Reading Operator Presentations Critically

When an operator presents a type curve showing 1.2 MMBoe EUR per well and compares it favorably to prior-vintage wells at 900 MBoe, ask two follow-up questions before accepting the narrative: (1) What's the lateral length comparison? (2) What's the completion intensity comparison?

If the newer well is 14,000 feet versus the older well's 9,000 feet, and it's being pumped with 50% more proppant, you'd expect higher gross EUR. That's not efficiency—that's scale. What you want to know is whether EUR/kft improved, and by how much.

The best operators—EOG is the obvious benchmark here—present their efficiency data in ways that make this analysis possible. They'll show per-foot metrics, cost per BOE, and trajectory against type curves. Operators who bury the lateral length data or present only gross well statistics are usually doing so for a reason.

Bottom Line

U.S. shale is genuinely more efficient than it was five years ago. Drilling times are shorter, completion techniques are more sophisticated, and operational execution has improved across the board. But a significant portion of the productivity gains visible in headline statistics is lateral length expansion, not reservoir or completion breakthroughs.

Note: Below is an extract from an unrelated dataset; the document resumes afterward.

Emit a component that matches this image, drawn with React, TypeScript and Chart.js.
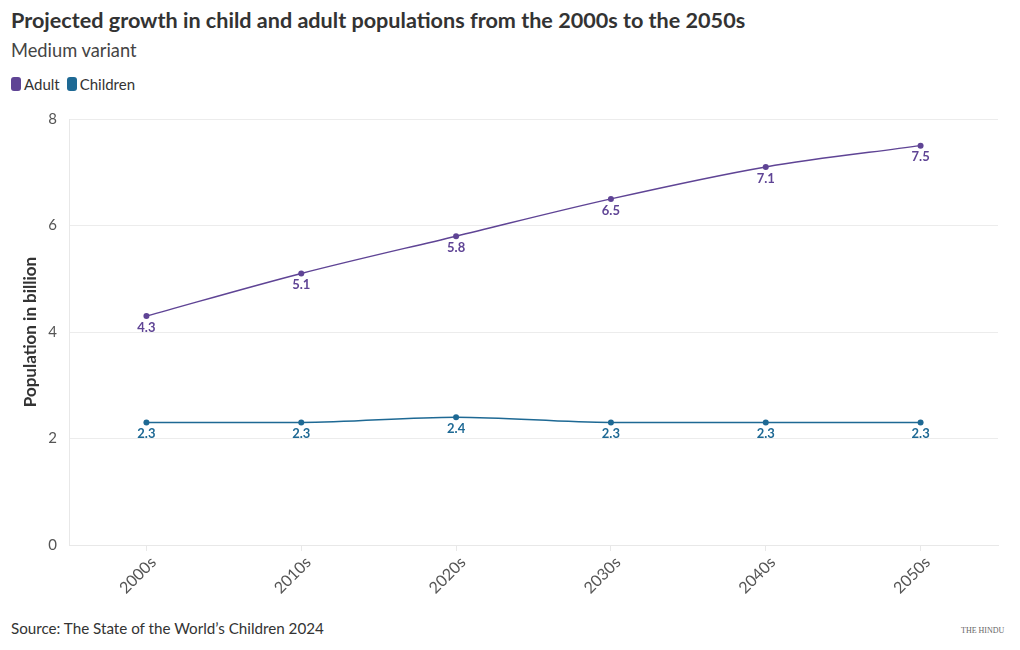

For investors and analysts, this means per-well production metrics need to be normalized before they're meaningful. For operators, it means the efficiency improvement story has real limits—you can only drill so much lateral per section, and the geology doesn't change just because you drilled farther into it.

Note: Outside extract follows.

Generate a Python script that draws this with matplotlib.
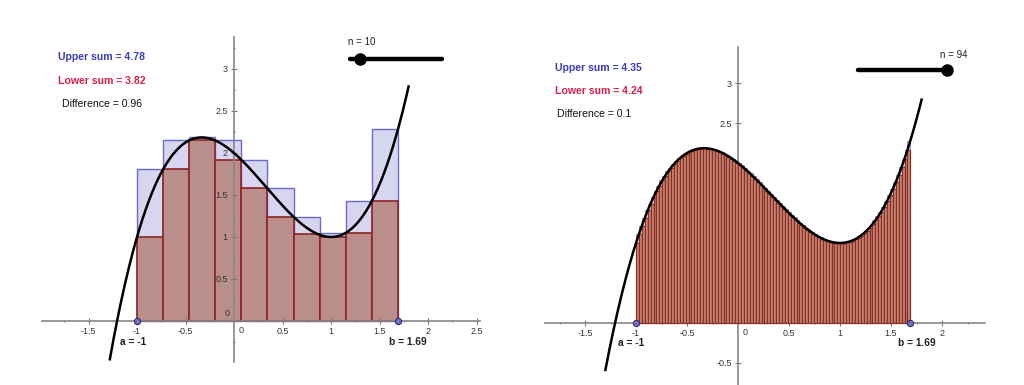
import numpy as np
import matplotlib
matplotlib.use("Agg")
from matplotlib import pyplot as plt
from matplotlib.ticker import AutoMinorLocator

plt.rcParams['font.family'] = ['Liberation Sans', 'DejaVu Sans']

# f(x) = x^3 - x^2 - x + 2 (max ~2.19 at -1/3, min 1 at x=1)
coeffs = [1, -1, -1, 2]
a_val, b_val = -1, 1.69

# left panel, n = 10 (heights)
n_left = 10
upper_left = [1.81, 2.15, 2.19, 2.15, 1.92, 1.58, 1.24, 1.05, 1.43, 2.28]
lower_left = [1.00, 1.81, 2.15, 1.92, 1.58, 1.24, 1.03, 1.00, 1.05, 1.43]
texts_left = ["Upper sum = 4.78", "Lower sum = 3.82", "Difference = 0.96"]

# right panel, n = 94
n_right = 94
texts_right = ["Upper sum = 4.35", "Lower sum = 4.24", "Difference = 0.1"]

xticks_left = [-1.5, -1, -0.5, 0.5, 1, 1.5, 2, 2.5]
yticks_left = [0.5, 1, 1.5, 2, 2.5, 3]
xticks_right = [-1.5, -1, -0.5, 0.5, 1, 1.5, 2]
yticks_right = [-0.5, 0.5, 1, 1.5, 2, 2.5, 3]

W, H = 1024, 385
fig = plt.figure(figsize=(W / 100, H / 100), dpi=100)


def px_axes(x0, x1, y0, y1):
    # pixel box (top-left origin) -> figure axes
    return fig.add_axes([x0 / W, (H - y1) / H, (x1 - x0) / W, (y1 - y0) / H])


def geo_axes(ax, xticks, yticks):
    for s in ['top', 'right']:
        ax.spines[s].set_visible(False)
    ax.spines['left'].set_position(('data', 0))
    ax.spines['bottom'].set_position(('data', 0))
    for s in ['left', 'bottom']:
        ax.spines[s].set_color('#888888')
        ax.spines[s].set_linewidth(1.2)
    ax.set_xticks(xticks)
    ax.set_yticks(yticks)
    ax.set_xticklabels([f"{t:g}" for t in xticks])
    ax.set_yticklabels([f"{t:g}" for t in yticks])
    ax.xaxis.set_minor_locator(AutoMinorLocator(2))
    ax.yaxis.set_minor_locator(AutoMinorLocator(2))
    ax.tick_params(which='both', direction='inout', colors='#777777', labelcolor='#333333',
                   labelsize=6.5, length=4, width=0.8, pad=2.5)
    ax.tick_params(which='minor', length=2)
    ax.text(-0.04, 0.03, "0", fontsize=6.5, color='#333333', ha='right', va='bottom')
    ax.text(0.05, -0.06, "0", fontsize=6.5, color='#333333', ha='left', va='top')
    ax.patch.set_alpha(0)


def curve(ax, x0, x1):
    xs = np.linspace(x0, x1, 400)
    ax.plot(xs, np.polyval(coeffs, xs), color='black', lw=1.8, zorder=5)


def endpoints(ax, bx):
    ax.plot([a_val, b_val], [0, 0], 'o', ms=4.5, mfc='#7070c0', mec='#30306a', mew=0.8,
            zorder=6, clip_on=False)
    ax.text(a_val - 0.18, -0.245, f"a = {a_val}", fontsize=7.3, weight='bold', color='#222222',
            ha='left', va='center')
    ax.text(bx, -0.245, f"b = {b_val}", fontsize=7.3, weight='bold', color='#222222',
            ha='center', va='center')


# ---- left panel
ax1 = px_axes(42, 480, 37, 362)
ax1.set_xlim((42 - 234) / 97, (480 - 234) / 97)
ax1.set_ylim((321 - 362) / 84, (321 - 37) / 84)
geo_axes(ax1, xticks_left, yticks_left)
dx = (b_val - a_val) / n_left
lefts = a_val + dx * np.arange(n_left)
ax1.bar(lefts, upper_left, width=dx, align='edge', color='#d8d5f0', edgecolor='#6a6ad0',
        lw=1.0, zorder=1)
ax1.bar(lefts, lower_left, width=dx, align='edge', color='#b98e8b', edgecolor='#8a2424',
        lw=1.2, zorder=1.5)
curve(ax1, -1.28, 1.8)
endpoints(ax1, 1.79)

# ---- right panel
ax2 = px_axes(545, 985, 47, 385)
ax2.set_xlim((545 - 738) / 102, (985 - 738) / 102)
ax2.set_ylim((323 - 385) / 80, (323 - 47) / 80)
geo_axes(ax2, xticks_right, yticks_right)
dx2 = (b_val - a_val) / n_right
lefts2 = a_val + dx2 * np.arange(n_right)
upper_right, lower_right = [], []
for x0 in lefts2:
    xs = np.linspace(x0, x0 + dx2, 20)
    ys = np.polyval(coeffs, xs)
    upper_right.append(ys.max())
    lower_right.append(ys.min())
ax2.bar(lefts2, upper_right, width=dx2, align='edge', color='#d8d5f0', edgecolor='#6a6ad0',
        lw=0.5, zorder=3)
ax2.bar(lefts2, lower_right, width=dx2, align='edge', color='#c8887a', edgecolor='#8a3020',
        lw=0.9, zorder=3.5)
curve(ax2, -1.3, 1.8)
endpoints(ax2, 1.755)

# ---- overlay for the text boxes and sliders (pixel coords)
ov = fig.add_axes([0, 0, 1, 1])
ov.set_xlim(0, W)
ov.set_ylim(H, 0)
ov.axis('off')
ov.patch.set_alpha(0)

text_colors = ['#3c3cb4', '#d8204c', '#111111']
for i, (t, c) in enumerate(zip(texts_left, text_colors)):
    ov.text(58 + (4 if i == 2 else 0), 57 + 23.5 * i, t, fontsize=7.6, color=c,
            weight='bold' if i < 2 else 'normal', va='center', ha='left')
for i, (t, c) in enumerate(zip(texts_right, text_colors)):
    ov.text(555 + (2 if i == 2 else 0), 68 + 23 * i, t, fontsize=7.6, color=c,
            weight='bold' if i < 2 else 'normal', va='center', ha='left')

# sliders
ov.plot([350, 442], [59, 59], color='black', lw=3.2, solid_capstyle='round')
ov.plot([360], [59], 'o', ms=8, color='black')
ov.text(348, 42, f"n = {n_left}", fontsize=7, color='#222222', va='center', ha='left')

ov.plot([858, 950], [70, 70], color='black', lw=3.2, solid_capstyle='round')
ov.plot([947], [70], 'o', ms=8, color='black')
ov.text(940, 55, f"n = {n_right}", fontsize=7, color='#222222', va='center', ha='left')

fig.savefig('out.png', dpi=100)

The plays and operators with genuine per-foot productivity improvement are worth the premium. Those hiding lateral length inflation inside impressive gross numbers are borrowing from the future.


Data references: EIA Drilling Productivity Report (monthly); Baker Hughes rig productivity estimates; public operator type curves from Q4 2024/Q1 2025 investor presentations; RRC Texas completion data.